REQUIRED TASK
Assemble all lines in which the string "React" appears.

(Figure scripts)
====

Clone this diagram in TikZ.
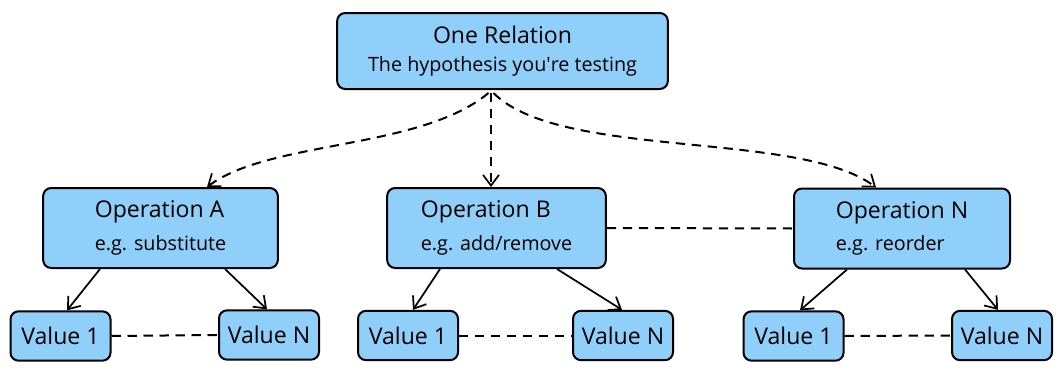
\documentclass[tikz,border=0pt]{standalone}
\usepackage{fontspec}
\setmainfont{Open Sans}
\usetikzlibrary{arrows.meta,calc}
\definecolor{boxblue}{RGB}{144,207,250}
\newcommand{\ttlfont}{\fontsize{17.3}{20}\selectfont}
\newcommand{\subfont}{\fontsize{14.8}{17}\selectfont}
\begin{document}
\begin{tikzpicture}[x=0.75pt,y=-0.75pt,
  box/.style={draw=black, fill=boxblue, line width=1.5pt, rounded corners=6pt, inner sep=0pt},
  relbox/.style={box, minimum width=248pt, minimum height=57pt, align=center},
  opbox/.style={box, minimum height=60pt, align=left},
  valbox/.style={box, minimum width=75pt, minimum height=37pt, font=\ttlfont},
  arr/.style={line width=1.3pt, -{Straight Barb[length=8pt,width=12pt,line width=1.3pt]}},
  darr/.style={arr, line width=1.5pt, dash pattern=on 7pt off 5pt},
  dsh/.style={line width=1.5pt, dash pattern=on 7pt off 5pt}]
\useasboundingbox (0,0) rectangle (1062,371);

\node[relbox] (rel) at (502.5,51) {{\ttlfont One Relation}\\[9pt]{\subfont The hypothesis you\textquotesingle re testing}};

\node[opbox, minimum width=176pt] (opa) at (160.5,228) {{\ttlfont Operation A}\\[8pt]{\subfont e.g. substitute}};
\node[opbox, minimum width=164pt] (opb) at (496.5,228) {{\ttlfont Operation B}\\[8pt]{\subfont e.g. add/remove}};
\node[opbox, minimum width=162pt] (opn) at (902,228.5) {{\ttlfont Operation N}\\[8pt]{\subfont e.g. reorder}};

\node[valbox] (va1) at (60.5,336) {Value 1};
\node[valbox] (van) at (269,335) {Value N};
\node[valbox] (vb1) at (408,335.5) {Value 1};
\node[valbox] (vbn) at (623,335.5) {Value N};
\node[valbox] (vn1) at (793.5,336) {Value 1};
\node[valbox] (vnn) at (1002,335.5) {Value N};

% top dashed arrows
\draw[darr] ($(rel.south)+(-14,3)$) .. controls (420,150) and (270,140) .. ($(opa.north)+(46.5,0)$);
\draw[darr] ($(rel.south)+(-11.5,3)$) -- ($(opb.north)+(-5.5,0)$);
\draw[darr] ($(rel.south)+(-9,3)$) .. controls (560,160) and (800,130) .. ($(opn.north)+(-26,0)$);

% B to N dashed
\draw[dsh] (opb.east) -- (opn.west);

% op to value arrows
\draw[arr] ($(opa.south)+(-60.5,0)$) -- ($(va1.north)+(6.5,0)$);
\draw[arr] ($(opa.south)+(64.5,0)$) -- ($(van.north)+(-2,0)$);
\draw[arr] ($(opb.south)+(-56.5,0)$) -- ($(vb1.north)+(5,0)$);
\draw[arr] ($(opb.south)+(60.5,0)$) -- ($(vbn.north)+(-1,0)$);
\draw[arr] ($(opn.south)+(-55,0)$) -- ($(vn1.north)+(6.5,0)$);
\draw[arr] ($(opn.south)+(63,0)$) -- ($(vnn.north)+(-4,0)$);

% value dashed links
\draw[dsh] (va1.east) -- (van.west);
\draw[dsh] (vb1.east) -- (vbn.west);
\draw[dsh] (vn1.east) -- (vnn.west);
\end{tikzpicture}
\end{document}
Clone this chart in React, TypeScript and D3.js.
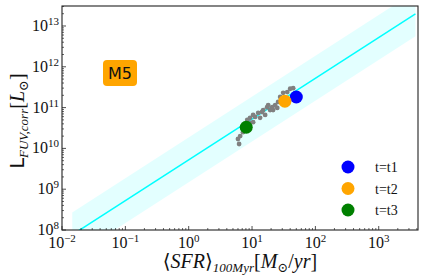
import React from 'react';
import * as d3 from 'd3';

const WIDTH = 424;
const HEIGHT = 280;
const MARGIN = { top: 6, right: 6, bottom: 50, left: 62 };

// scatter of simulated snapshots
const sfrPoints = [6.25, 6.0, 6.5, 7.2, 7.0, 8.4, 9.3, 10.4, 11.2, 12.5, 14.4, 15, 17.3, 18, 20.8, 21.5, 23.2, 25.8, 27.8, 31, 36, 40, 44.6, 9.3, 10.4, 13.4, 19.3, 25, 16.1, 33.3, 30];
const lumPoints = [1.28e10, 1.7e10, 2.0e10, 2.5e10, 3.2e10, 5.0e10, 5.6e10, 6.6e10, 5.9e10, 7.4e10, 7.8e10, 8.7e10, 1.02e11, 1.15e11, 1.02e11, 8.7e10, 1.15e11, 1.38e11, 1.82e11, 2.3e11, 2.4e11, 2.9e11, 3.0e11, 4.2e10, 4.4e10, 5.6e10, 8.7e10, 9.8e10, 6.6e10, 1.7e11, 1.38e11];

// highlighted times
const timeLabels = ['t=t1', 't=t2', 't=t3'];
const timeColors = ['blue', 'orange', 'green'];
const timeSfr = [50, 33, 8.1];
const timeLum = [1.82e11, 1.44e11, 3.3e10];

// relation: log L = log SFR + intercept, with scatter band
const fitSfr = [0.0145, 3800];
const fitIntercept = 9.72;
const fitScatter = 0.55;

const xTickValues = [1e-2, 1e-1, 1e0, 1e1, 1e2, 1e3];
const yTickValues = [1e8, 1e9, 1e10, 1e11, 1e12, 1e13];

const SERIF = '"Liberation Serif", "DejaVu Serif", serif';

const Pow = ({ exp, x, y, anchor }: { exp: number; x: number; y: number; anchor: string }) => (
  <text x={x} y={y} textAnchor={anchor} fontFamily={SERIF} fontSize={16} fill="#111">
    10
    <tspan fontSize={11} dy={-6}>{exp < 0 ? '\u2212' + Math.abs(exp) : exp}</tspan>
  </text>
);

export default function App() {
  const x = d3
    .scaleLog()
    .domain([1e-2, Math.pow(10, 3.62)])
    .range([MARGIN.left, WIDTH - MARGIN.right]);
  const y = d3
    .scaleLog()
    .domain([1e8, Math.pow(10, 13.49)])
    .range([HEIGHT - MARGIN.bottom, MARGIN.top]);

  const fit = (s: number) => s * Math.pow(10, fitIntercept);
  const fitLine = d3
    .line<number>()
    .x((d) => x(d))
    .y((d) => y(fit(d)));
  const band = d3
    .area<number>()
    .x((d) => x(d))
    .y0((d) => y(fit(d) / Math.pow(10, fitScatter)))
    .y1((d) => y(fit(d) * Math.pow(10, fitScatter)));

  const x0 = MARGIN.left;
  const x1 = WIDTH - MARGIN.right;
  const y0 = HEIGHT - MARGIN.bottom;
  const y1 = MARGIN.top;

  const isMajor = (v: number) => Math.abs(Math.log10(v) - Math.round(Math.log10(v))) < 1e-6;
  const xMinor = x.ticks().filter((v) => !isMajor(v));
  const yMinor = y.ticks().filter((v) => !isMajor(v));

  return (
    <svg width={WIDTH} height={HEIGHT} style={{ position: 'absolute', left: 0, top: 0 }}>
      <defs>
        <clipPath id="plot">
          <rect x={x0} y={y1} width={x1 - x0} height={y0 - y1} />
        </clipPath>
      </defs>
      <rect width={WIDTH} height={HEIGHT} fill="white" />
      <g clipPath="url(#plot)">
        <path d={band(fitSfr) || ''} fill="#e0ffff" opacity={0.9} />
        <path d={fitLine(fitSfr) || ''} stroke="#00ffff" strokeWidth={1.5} fill="none" />
        {sfrPoints.map((s, i) => (
          <circle key={i} cx={x(s)} cy={y(lumPoints[i])} r={2.4} fill="gray" />
        ))}
        {timeSfr.map((s, i) => (
          <circle key={i} cx={x(s)} cy={y(timeLum[i])} r={6.5} fill={timeColors[i]} />
        ))}
      </g>

      {/* ticks, pointing inward */}
      {xMinor.map((v, i) => (
        <line key={'xm' + i} x1={x(v)} x2={x(v)} y1={y0} y2={y0 - 2} stroke="#222" strokeWidth={0.7} />
      ))}
      {xTickValues.map((v, i) => (
        <line key={'xM' + i} x1={x(v)} x2={x(v)} y1={y0} y2={y0 - 4} stroke="#222" strokeWidth={0.8} />
      ))}
      {yMinor.map((v, i) => (
        <line key={'ym' + i} x1={x0} x2={x0 + 2} y1={y(v)} y2={y(v)} stroke="#222" strokeWidth={0.7} />
      ))}
      {yTickValues.map((v, i) => (
        <line key={'yM' + i} x1={x0} x2={x0 + 4} y1={y(v)} y2={y(v)} stroke="#222" strokeWidth={0.8} />
      ))}

      <rect x={x0} y={y1} width={x1 - x0} height={y0 - y1} fill="none" stroke="#222" strokeWidth={1.1} />

      {xTickValues.map((v, i) => (
        <Pow key={'xl' + i} exp={Math.round(Math.log10(v))} x={x(v)} y={y0 + 18} anchor="middle" />
      ))}
      {yTickValues.map((v, i) => (
        <Pow key={'yl' + i} exp={Math.round(Math.log10(v))} x={x0 - 3} y={y(v) + 5} anchor="end" />
      ))}

      {/* axis titles */}
      <text x={(x0 + x1) / 2} y={268} textAnchor="middle" fontFamily={SERIF} fontSize={20} fill="#111">
        {'\u27E8'}
        <tspan fontStyle="italic">SFR</tspan>
        {'\u27E9'}
        <tspan fontSize={13} dy={4} fontStyle="italic">100Myr</tspan>
        <tspan dy={-4}>[</tspan>
        <tspan fontStyle="italic">M</tspan>
        <tspan fontSize={13} dy={4}>{'\u2299'}</tspan>
        <tspan dy={-4}>/</tspan>
        <tspan fontStyle="italic">yr</tspan>]
      </text>
      <text
        transform={`translate(24, ${(y0 + y1) / 2 + 3}) rotate(-90)`}
        textAnchor="middle"
        fontFamily={SERIF}
        fontSize={20}
        fill="#111"
      >
        <tspan fontFamily='"DejaVu Sans", sans-serif' fontSize={19}>L</tspan>
        <tspan fontSize={13} dy={4} fontStyle="italic">FUV,corr</tspan>
        <tspan dy={-4}>[</tspan>
        <tspan fontStyle="italic">L</tspan>
        <tspan fontSize={13} dy={4}>{'\u2299'}</tspan>
        <tspan dy={-4}>]</tspan>
      </text>

      {/* model tag */}
      <rect x={103} y={60} width={34} height={26} rx={4} fill="orange" />
      <text x={120} y={79} textAnchor="middle" fontFamily='"DejaVu Sans", sans-serif' fontSize={16} fill="#111">
        M5
      </text>

      {/* legend */}
      {timeLabels.map((t, i) => (
        <g key={t} transform={`translate(348, ${167 + i * 21.5})`}>
          <circle r={6.5} fill={timeColors[i]} />
          <text x={27} y={5} fontFamily={SERIF} fontSize={14} fill="#111">
            {t}
          </text>
        </g>
      ))}
    </svg>
  );
}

====

THE RESPONSE
Clone this chart in React, TypeScript and D3.js.
import React from 'react';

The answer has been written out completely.